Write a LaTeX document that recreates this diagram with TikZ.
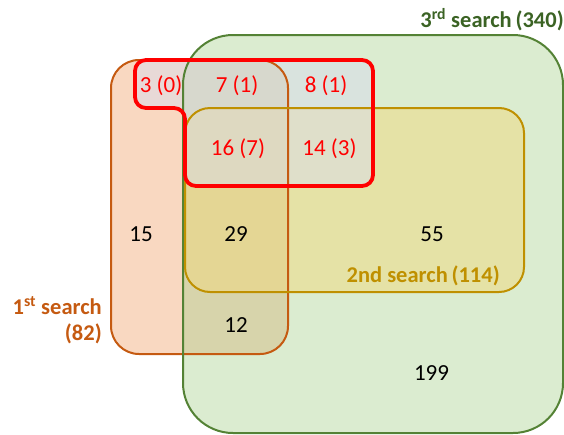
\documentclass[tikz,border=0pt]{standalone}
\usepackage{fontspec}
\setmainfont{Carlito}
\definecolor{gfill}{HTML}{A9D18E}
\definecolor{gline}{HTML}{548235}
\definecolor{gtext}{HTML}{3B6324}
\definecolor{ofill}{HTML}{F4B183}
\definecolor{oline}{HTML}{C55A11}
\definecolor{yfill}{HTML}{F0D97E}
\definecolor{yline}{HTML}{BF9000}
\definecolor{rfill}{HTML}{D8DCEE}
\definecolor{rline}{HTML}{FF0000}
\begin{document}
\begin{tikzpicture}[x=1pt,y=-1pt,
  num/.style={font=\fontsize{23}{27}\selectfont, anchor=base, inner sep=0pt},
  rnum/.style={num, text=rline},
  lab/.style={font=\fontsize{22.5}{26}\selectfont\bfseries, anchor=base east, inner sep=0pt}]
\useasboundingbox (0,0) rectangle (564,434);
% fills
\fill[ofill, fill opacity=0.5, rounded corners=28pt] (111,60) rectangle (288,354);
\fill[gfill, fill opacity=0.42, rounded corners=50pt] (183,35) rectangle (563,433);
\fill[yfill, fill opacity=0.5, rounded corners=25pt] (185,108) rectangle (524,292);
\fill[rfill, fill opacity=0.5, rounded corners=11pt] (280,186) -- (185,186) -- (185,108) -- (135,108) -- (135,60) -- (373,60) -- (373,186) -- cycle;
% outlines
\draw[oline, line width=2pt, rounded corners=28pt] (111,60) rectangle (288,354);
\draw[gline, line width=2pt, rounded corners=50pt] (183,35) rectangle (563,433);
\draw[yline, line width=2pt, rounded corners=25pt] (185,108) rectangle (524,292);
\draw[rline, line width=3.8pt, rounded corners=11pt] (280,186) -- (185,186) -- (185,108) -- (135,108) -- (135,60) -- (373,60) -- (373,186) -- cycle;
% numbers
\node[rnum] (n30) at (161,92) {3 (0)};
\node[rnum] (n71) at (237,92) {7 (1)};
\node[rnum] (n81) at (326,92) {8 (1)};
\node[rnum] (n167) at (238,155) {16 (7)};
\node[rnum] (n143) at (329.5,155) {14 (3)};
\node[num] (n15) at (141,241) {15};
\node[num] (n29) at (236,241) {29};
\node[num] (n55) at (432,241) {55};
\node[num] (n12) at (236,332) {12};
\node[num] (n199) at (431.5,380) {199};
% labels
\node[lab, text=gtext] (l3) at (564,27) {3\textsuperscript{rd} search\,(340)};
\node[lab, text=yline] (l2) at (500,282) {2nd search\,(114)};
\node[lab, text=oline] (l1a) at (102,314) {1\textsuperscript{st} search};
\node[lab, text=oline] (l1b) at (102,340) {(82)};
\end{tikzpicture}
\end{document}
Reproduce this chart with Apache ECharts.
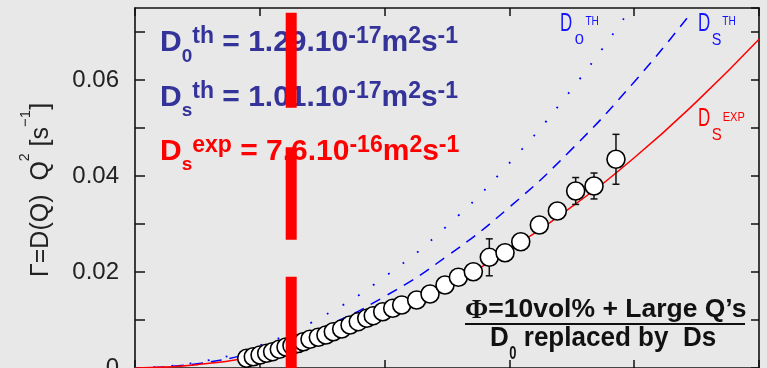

○ ○ ○ ○

WORK REQUIRED –
How many lines in the listing above contain "this"? Answer with the number alone.

WRITTEN ANSWER –
2